El Panero que acaba de morirse se llamaba Leopoldo María. Aunque creo que falleció mucho antes que en este comienzo del mes de marzo de 2014. De hecho, como su padre, murió en 1962. Sí, entonces ya lo llevaron al panteón familiar aunque caminara junto a los suyos detrás del catafalco. Y murió en 1990, cuando entró en la tumba junto al cuerpo helado de su madre para morir con cada uno de sus dos hermanos, en 2004 y 2013. Leopoldo María murió en todas esas ocasiones, pero no en cada uno de sus relatados intentos de suicidio, algunos patinados con un barniz solanesco y burlón. Resulta curioso, sí, que el que más veces llamó a la aldaba del aniquilamiento haya sido el último en desfilar por el cortijo de los calladitos.

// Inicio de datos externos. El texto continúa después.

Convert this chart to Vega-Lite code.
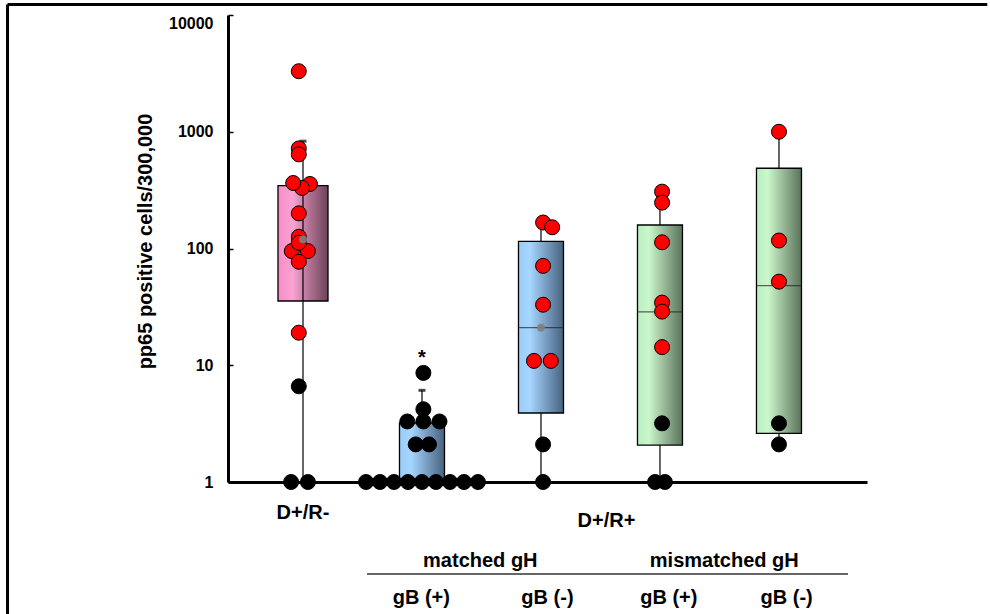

“El desencanto” retrata un infierno doméstico. El de la crueldad silente de un padre al que sus hijos le resultaron invisibles, un marido ajeno a las necesidades de su esposa, una muchacha que se prendó de un poema más que de un hombre. El de una madre que sirve un puchero de venganza helada con la ayuda de sus vástagos, que no tienen empacho de aprovechar la oportunidad para acusarla por manipuladora y antojadiza. El de tres hermanos con nombre compuesto, como las gaviotas de Juan Salvador, un librito del mismo tiempo (Juan Luis, Leopoldo María y José Moisés, al que llamaban Michi). En los ojos del mayor estaba impresa la huella de sus heridas infantiles, los ademanes de quien anhela ser aceptado por un padre que ya no existe. Los ojos del segundo, el amante de la muerte, están hundidos en la enfermedad mental, pues aseguraba haber firmado su primer poema a los tres años y medio, poema que, decía, mostraba su obsesión por el Apocalipsis, que era su manera de llamar al espectáculo del suicidio. Los ojos del tercero rotan estremecidos, pues escucha los gritos, los portazos, las boutades de la desilusión.

La historia de los Panero es ácida, salvaje, demente, destructiva y me recuerda la de otras familias que tampoco consiguieron sobrevivir al peso de un padre genial –en el caso de que Leopoldo lo haya sido-, que no lograron abrir las ventanas para que escapara el fantasma del prohombre. Los hijos de las figuras ilustres no pueden con el peso de la corona de laureles secos, y se precipitan en una frustración que les convierte en sombras de muerte. Por eso los Panero siempre se están muriendo y por eso seguirán muriéndose a todas horas, por más que al fin estén todos juntos en el más allá, en donde podrán seguir deshojando la alcachofa de su dolor.